[Start]

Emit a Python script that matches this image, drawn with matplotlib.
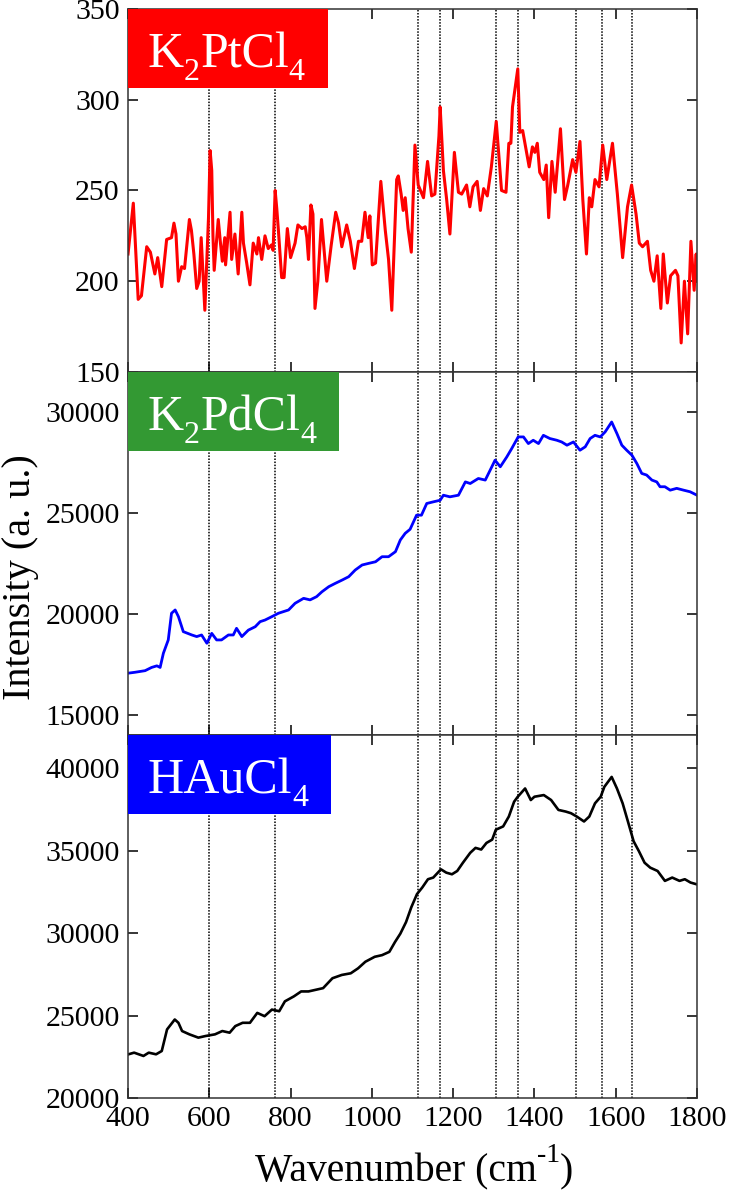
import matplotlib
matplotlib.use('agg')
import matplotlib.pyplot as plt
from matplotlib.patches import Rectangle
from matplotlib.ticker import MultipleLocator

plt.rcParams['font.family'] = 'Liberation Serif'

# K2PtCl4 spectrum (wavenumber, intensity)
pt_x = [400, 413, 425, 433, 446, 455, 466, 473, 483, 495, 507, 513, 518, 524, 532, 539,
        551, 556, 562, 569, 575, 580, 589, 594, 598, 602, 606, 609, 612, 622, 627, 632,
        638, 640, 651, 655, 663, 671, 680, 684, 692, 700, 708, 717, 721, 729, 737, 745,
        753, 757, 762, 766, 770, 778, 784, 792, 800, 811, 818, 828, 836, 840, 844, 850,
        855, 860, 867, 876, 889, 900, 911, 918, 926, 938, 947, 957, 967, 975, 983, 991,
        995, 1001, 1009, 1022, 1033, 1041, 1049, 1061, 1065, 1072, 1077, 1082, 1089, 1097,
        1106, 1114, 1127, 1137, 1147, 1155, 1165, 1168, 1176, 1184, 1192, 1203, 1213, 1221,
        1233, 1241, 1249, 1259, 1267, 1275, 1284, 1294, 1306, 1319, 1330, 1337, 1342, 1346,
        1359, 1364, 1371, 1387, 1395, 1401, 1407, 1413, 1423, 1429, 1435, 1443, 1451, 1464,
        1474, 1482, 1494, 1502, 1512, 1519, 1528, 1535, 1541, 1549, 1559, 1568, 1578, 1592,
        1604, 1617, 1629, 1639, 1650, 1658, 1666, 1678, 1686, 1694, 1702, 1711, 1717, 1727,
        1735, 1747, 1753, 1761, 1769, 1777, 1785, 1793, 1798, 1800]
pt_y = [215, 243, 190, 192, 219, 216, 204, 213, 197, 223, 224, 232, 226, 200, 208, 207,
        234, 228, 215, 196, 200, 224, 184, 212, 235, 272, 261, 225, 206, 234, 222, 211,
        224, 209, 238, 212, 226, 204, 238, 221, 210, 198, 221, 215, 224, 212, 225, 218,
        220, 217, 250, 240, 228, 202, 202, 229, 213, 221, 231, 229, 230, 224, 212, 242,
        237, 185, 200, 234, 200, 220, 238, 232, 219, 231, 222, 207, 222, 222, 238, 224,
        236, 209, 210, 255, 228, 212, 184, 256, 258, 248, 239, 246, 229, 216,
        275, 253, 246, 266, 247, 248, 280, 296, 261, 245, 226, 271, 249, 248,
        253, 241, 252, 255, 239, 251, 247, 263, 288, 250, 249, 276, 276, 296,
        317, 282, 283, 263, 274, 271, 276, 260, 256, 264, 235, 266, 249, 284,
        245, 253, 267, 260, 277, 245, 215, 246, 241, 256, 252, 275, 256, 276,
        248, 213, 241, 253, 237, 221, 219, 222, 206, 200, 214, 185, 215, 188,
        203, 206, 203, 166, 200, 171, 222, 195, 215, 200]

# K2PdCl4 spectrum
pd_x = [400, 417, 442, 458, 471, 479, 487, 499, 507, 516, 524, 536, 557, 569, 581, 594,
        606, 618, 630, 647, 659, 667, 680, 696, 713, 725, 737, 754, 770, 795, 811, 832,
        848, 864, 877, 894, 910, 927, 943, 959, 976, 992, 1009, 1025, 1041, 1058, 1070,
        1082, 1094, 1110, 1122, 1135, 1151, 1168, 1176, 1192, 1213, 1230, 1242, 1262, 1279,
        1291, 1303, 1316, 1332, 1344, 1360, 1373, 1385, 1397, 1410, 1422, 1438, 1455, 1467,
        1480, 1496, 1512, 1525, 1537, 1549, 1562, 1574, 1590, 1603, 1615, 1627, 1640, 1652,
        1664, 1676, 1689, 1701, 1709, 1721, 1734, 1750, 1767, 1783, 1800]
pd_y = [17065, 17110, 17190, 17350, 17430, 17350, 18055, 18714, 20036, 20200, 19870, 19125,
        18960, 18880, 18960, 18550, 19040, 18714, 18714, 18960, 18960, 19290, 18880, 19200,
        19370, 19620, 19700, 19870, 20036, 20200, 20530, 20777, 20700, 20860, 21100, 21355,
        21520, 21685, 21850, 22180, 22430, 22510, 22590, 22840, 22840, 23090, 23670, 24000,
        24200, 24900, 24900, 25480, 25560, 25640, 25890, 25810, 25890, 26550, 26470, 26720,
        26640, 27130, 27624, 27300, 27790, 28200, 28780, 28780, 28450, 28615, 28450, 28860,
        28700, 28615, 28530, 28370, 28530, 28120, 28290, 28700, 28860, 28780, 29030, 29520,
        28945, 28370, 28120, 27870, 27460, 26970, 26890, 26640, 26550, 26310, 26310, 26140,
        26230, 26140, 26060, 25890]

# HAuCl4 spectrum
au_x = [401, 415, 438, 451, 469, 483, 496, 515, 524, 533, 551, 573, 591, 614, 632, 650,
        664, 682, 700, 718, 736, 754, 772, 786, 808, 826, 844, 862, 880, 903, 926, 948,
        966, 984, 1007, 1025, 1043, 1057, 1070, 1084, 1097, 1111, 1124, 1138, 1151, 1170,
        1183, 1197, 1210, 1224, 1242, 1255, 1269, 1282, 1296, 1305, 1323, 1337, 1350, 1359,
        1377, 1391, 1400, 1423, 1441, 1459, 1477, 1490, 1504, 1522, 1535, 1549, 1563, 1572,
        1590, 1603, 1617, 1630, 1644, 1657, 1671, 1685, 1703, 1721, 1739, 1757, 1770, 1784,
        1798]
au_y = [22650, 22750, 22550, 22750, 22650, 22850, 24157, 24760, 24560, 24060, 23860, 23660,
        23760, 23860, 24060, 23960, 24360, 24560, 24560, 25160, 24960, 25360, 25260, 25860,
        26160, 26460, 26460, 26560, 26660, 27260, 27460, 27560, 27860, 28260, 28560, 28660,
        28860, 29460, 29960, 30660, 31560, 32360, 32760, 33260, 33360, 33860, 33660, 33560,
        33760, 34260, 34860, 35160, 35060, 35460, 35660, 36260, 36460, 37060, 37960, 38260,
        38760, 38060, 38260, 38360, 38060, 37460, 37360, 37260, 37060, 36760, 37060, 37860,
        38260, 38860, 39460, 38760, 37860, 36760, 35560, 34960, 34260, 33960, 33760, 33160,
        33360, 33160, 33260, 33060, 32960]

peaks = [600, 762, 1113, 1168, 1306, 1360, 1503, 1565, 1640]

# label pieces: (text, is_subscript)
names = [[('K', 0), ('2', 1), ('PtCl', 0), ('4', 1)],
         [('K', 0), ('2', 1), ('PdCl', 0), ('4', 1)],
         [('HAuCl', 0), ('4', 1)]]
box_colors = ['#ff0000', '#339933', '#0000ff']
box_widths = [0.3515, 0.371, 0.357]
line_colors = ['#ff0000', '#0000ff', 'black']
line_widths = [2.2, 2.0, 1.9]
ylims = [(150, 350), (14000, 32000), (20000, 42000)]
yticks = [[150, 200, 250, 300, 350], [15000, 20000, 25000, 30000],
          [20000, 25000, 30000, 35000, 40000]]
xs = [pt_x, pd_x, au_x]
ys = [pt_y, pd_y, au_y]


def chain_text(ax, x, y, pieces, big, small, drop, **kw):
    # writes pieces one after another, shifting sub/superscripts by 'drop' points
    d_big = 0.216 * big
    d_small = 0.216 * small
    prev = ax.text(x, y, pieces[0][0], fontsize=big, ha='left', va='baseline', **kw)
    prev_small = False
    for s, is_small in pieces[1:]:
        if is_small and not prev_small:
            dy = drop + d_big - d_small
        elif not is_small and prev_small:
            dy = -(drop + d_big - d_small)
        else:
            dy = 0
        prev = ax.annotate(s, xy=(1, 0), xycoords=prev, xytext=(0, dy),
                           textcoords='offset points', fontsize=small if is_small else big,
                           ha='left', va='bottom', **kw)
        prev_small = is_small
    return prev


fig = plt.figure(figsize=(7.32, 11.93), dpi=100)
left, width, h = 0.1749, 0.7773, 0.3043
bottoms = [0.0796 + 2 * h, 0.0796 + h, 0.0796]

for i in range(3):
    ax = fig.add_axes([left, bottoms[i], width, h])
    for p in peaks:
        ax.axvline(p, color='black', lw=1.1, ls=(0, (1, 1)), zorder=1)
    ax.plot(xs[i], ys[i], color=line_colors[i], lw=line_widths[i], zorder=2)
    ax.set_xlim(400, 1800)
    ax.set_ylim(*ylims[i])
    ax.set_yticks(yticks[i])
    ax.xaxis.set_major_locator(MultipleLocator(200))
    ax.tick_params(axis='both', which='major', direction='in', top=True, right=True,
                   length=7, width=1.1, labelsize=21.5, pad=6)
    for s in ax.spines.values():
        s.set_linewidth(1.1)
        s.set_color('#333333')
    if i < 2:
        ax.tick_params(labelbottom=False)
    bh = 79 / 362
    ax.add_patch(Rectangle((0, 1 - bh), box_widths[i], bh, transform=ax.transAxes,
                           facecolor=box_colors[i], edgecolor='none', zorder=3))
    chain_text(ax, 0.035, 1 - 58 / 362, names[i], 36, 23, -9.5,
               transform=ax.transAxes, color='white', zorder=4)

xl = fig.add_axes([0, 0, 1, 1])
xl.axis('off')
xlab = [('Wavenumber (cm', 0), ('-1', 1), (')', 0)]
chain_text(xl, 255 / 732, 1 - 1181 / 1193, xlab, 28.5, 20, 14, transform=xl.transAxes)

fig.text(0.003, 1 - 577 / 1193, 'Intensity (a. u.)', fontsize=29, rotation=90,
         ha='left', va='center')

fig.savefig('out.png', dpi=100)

[End]
[Start]

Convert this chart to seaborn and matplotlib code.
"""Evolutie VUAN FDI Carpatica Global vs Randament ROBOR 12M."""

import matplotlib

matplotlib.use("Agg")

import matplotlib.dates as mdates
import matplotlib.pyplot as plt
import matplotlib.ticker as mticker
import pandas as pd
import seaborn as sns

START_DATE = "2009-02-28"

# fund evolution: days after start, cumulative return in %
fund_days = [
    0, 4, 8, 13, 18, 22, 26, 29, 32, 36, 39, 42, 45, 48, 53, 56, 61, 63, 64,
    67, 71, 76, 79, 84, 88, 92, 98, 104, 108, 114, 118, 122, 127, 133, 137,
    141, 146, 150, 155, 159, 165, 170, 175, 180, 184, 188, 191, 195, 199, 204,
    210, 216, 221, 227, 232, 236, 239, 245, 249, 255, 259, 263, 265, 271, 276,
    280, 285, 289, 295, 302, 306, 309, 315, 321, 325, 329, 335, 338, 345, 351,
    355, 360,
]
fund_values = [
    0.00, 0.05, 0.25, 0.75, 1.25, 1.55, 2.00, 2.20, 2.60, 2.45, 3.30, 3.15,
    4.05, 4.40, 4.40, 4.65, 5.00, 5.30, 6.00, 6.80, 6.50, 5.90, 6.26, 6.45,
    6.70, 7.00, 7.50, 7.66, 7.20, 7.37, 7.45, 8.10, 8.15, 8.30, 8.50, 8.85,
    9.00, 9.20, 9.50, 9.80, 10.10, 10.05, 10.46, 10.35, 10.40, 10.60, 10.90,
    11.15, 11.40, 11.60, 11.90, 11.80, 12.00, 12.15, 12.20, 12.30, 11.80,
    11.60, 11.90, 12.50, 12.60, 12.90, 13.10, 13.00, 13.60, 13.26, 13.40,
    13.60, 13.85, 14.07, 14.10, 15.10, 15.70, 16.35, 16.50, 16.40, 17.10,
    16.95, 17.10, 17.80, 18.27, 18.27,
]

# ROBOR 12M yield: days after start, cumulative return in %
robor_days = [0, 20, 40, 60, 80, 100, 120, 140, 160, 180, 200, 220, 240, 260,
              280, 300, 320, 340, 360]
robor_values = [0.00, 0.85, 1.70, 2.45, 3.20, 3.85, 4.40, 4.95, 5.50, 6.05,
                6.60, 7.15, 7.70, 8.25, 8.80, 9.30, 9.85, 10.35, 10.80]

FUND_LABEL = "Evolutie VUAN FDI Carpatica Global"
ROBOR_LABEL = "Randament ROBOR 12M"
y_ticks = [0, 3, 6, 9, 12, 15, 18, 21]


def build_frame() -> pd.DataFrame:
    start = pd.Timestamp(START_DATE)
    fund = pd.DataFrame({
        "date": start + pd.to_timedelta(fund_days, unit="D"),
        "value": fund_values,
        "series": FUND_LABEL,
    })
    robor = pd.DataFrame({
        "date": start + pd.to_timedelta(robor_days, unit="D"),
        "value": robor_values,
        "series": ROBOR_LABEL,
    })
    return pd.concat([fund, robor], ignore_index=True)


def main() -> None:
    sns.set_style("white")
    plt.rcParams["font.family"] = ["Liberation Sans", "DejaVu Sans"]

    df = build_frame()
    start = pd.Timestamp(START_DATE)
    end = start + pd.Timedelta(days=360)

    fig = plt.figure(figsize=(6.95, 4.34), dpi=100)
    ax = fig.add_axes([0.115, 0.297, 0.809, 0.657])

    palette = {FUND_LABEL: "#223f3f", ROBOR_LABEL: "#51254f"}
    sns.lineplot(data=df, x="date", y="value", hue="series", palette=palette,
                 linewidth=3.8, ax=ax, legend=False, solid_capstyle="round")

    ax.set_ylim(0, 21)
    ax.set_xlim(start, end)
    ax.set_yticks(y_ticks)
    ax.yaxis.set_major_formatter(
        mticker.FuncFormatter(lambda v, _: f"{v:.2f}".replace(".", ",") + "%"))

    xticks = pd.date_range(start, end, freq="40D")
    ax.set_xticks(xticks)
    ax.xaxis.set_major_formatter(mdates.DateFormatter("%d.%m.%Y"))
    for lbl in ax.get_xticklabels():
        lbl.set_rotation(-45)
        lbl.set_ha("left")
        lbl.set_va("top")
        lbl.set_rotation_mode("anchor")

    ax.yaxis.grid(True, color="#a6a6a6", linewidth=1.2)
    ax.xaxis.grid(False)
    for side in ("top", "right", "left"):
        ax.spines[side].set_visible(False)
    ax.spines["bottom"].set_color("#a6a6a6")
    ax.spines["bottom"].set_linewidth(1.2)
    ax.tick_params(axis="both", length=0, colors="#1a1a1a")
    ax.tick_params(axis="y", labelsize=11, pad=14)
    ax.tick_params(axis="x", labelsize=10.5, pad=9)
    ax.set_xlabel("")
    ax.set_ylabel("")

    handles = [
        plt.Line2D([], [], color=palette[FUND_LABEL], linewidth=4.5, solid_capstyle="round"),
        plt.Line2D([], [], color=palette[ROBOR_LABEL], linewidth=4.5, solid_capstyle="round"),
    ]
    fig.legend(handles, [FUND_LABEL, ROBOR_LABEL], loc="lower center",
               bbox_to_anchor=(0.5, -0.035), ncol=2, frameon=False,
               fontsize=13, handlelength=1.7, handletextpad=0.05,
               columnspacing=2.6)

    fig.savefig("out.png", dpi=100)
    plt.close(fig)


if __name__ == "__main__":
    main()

[End]

-- Work to be completed --
Reproduce exactly, and only, the lines from the one containing "Emit a Python" through the one containing "plt.rcParams['font.family'] = 'Liberation", including both; leave out any pictures.

-- Written solution --
Emit a Python script that matches this image, drawn with matplotlib.
import matplotlib
matplotlib.use('agg')
import matplotlib.pyplot as plt
from matplotlib.patches import Rectangle
from matplotlib.ticker import MultipleLocator

plt.rcParams['font.family'] = 'Liberation Serif'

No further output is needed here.